Grow Your Own Fence
Building a containment enclosure using the land’s bounty is as practical now as it was back in the day. And, it’s a great way to save a few dollars.
By Karen Keb
There are a number of natural materials you can use to build your own fence. In this column, we’ll focus on one of the most practical fence types—one to contain animals. It’s a stout combination of posts harvested from your own woodlot and store-bought wire, and it is relatively easy to build, using basic skills and some quality tractor time.
Layout the Footprint
As you determine your fence’s length and the amount of wire you’ll need, you’ll also need to determine how many corners and gates your plan will include and where they’ll be located. Once you know that information, you can figure the number of posts and the amount of wire your project will require.
For instance, to enclose a 100-foot square (10,000 square feet or slightly less than ¼ acre) with one corner gate, you’ll need 5 corner/end posts (4 corners, plus 1 for the gate), 8 brace posts, 8 brace rails and about 32 line posts, give or take a couple. For a fence this size, you’ll save close to $500 by harvesting the posts from your land rather than buying them.
Harvest the Posts
Keep aesthetics in mind when harvesting your fence. Look for lovely, arched trunks that could be used for brace rails. They’ll be just as strong as straight pieces, yet endow your fence with a unique, artistic look.
Select strong, rot-resistant wood with relatively straight trunks like Osage orange, black locust, Eastern red cedar, bald cypress or white oak. With deciduous trees, look for groups of 4- to 8-inch-diameter sucker trunks sprouted from a large stump; harvest them all unless it will make a hole in your windbreak. Or, look along fencerows for groups of trees that are crowded and can stand a good thinning out.
Cut line posts from 3- to 4-inch-diameter stock at least 2 feet longer than the desired height of your fence. Corner/end and brace posts should be in the 5- to 8-inch-diameter range; cut them at least 3 feet longer than the desired height of the fence. Cut horizontal brace rails about 8 feet long from 4-inch stock.
Use your tractor’s loader, or the drawbar and a chain, to move the posts from the woodlot to the fence site. When working with very large trunks, it’s often safer to skid the timbers using a log arch attachment on the tractor.
Begin by building braces, which is the combination of a corner/end post tied together with a brace post with a horizontal (brace) rail. Take care to mark the exact locations of the fence’s corners and gates.

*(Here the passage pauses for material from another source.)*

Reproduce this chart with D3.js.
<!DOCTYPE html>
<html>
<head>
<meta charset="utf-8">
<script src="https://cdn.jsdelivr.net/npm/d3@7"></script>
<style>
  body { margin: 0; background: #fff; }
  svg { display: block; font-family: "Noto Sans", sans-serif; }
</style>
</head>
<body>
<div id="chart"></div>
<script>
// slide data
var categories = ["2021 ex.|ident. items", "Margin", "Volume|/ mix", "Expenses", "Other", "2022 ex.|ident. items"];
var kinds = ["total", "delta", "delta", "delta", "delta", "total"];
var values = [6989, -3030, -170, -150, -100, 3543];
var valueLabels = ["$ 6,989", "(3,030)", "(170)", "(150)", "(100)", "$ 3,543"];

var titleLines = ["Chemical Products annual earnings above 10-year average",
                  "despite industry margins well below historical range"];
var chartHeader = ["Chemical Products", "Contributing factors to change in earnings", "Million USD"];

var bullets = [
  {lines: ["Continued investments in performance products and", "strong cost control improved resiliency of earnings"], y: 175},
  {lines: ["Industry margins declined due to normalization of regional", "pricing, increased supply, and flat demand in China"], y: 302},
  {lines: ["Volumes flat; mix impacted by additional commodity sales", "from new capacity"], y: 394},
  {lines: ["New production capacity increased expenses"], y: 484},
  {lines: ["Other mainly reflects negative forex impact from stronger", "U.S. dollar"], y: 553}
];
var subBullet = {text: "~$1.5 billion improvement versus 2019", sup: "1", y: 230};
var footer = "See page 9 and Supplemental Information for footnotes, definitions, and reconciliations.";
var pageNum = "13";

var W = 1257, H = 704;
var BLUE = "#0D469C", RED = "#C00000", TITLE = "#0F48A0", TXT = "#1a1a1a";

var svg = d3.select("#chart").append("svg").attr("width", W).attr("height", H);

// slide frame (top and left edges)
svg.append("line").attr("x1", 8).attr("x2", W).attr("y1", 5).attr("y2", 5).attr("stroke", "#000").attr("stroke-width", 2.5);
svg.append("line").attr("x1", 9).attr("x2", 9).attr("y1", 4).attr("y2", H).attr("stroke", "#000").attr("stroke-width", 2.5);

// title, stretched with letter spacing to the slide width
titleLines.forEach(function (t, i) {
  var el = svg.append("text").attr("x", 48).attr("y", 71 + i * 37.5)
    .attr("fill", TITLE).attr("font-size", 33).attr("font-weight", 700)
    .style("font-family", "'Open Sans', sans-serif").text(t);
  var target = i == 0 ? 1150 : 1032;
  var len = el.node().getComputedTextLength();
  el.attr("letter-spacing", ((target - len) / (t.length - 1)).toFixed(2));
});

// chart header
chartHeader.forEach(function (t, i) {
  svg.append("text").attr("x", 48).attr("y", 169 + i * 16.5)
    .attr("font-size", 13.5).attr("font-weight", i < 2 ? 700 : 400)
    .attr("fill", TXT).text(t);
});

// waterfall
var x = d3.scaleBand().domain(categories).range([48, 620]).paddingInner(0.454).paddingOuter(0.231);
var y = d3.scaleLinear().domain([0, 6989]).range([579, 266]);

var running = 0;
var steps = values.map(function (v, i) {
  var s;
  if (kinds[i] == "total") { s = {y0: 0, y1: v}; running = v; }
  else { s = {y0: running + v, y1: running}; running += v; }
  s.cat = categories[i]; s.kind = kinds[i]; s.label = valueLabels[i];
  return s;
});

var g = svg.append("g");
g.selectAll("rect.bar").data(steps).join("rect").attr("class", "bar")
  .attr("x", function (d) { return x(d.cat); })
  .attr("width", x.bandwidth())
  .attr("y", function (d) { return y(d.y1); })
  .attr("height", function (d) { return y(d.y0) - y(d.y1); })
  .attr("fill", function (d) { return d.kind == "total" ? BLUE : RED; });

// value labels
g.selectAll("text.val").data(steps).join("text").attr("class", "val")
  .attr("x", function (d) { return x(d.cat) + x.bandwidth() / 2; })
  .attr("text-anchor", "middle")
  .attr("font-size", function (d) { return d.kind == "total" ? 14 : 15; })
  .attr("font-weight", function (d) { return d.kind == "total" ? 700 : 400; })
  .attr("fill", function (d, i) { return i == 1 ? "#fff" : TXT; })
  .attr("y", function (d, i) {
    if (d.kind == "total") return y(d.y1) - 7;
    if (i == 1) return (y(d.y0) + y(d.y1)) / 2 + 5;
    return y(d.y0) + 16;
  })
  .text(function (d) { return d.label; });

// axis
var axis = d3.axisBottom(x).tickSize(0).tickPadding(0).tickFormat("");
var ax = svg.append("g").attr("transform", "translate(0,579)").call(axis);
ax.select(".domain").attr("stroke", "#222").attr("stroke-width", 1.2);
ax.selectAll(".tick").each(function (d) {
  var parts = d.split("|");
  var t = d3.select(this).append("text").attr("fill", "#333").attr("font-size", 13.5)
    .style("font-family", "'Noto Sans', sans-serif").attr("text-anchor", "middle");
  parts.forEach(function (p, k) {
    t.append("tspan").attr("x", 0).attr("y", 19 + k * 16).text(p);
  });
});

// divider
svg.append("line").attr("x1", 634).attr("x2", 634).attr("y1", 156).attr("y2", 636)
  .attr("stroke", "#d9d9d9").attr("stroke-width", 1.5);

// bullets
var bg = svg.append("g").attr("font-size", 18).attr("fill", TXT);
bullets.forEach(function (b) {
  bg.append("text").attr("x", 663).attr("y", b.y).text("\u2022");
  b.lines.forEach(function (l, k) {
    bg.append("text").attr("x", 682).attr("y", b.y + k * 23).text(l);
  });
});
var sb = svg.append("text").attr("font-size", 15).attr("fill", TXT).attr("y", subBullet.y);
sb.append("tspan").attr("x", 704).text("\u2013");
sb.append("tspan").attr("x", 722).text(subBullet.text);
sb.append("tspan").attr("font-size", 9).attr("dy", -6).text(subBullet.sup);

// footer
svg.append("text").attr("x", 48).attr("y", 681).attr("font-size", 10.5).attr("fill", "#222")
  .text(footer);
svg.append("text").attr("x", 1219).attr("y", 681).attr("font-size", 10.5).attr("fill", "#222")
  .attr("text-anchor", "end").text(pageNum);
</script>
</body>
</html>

Using a post-hole auger mounted to your tractor’s 3-point hitch, carefully bore holes at least 3 feet deep and hoist the corner/end posts into position using the tractor’s loader bucket and a chain. With the posts braced plumb or with a slight outward lean, backfill the hole about 2 inches at a time; take care to completely pack each 2-inch layer with a metal rod or stick to exclude any air pockets or areas of loose soil.
Bore another 3-foot-deep hole at a distance from the corner post that’s approximately 3 inches shorter than the length of your horizontal brace rail. Backfill partially; trim, fit and pin the horizontal rail in place and then finish backfilling the brace post. Next, install the line posts evenly spaced between the braces, digging holes 2 feet deep.
Depending on the animals you wish to contain, choose from among woven, smooth or barbed wire. Barbed wire works well with cattle; woven wire is a good fit for goats, sheep and horses; and electrified, smooth wire works well for most species. If installing barbed or smooth, determine how many strands ahead of time.
First, attach the wire to a corner/end post. To hold it in place, use a combination of fencing staples and the wire wrapped around the post and twisted onto itself.
Pay out sufficient wire to extend at least 2 feet past the opposite corner/end post and attach it to one end of a wire stretcher.
Chain the other end of the wire stretcher to your loader bucket and gently take up the slack.
Ratchet the stretcher until the wire is tigh,t and staple securely to the corner post. Staple wire to line posts, but leave staples slightly proud so that the wire can float; this ensures that if an animal collides with the wire, it will be less likely to break.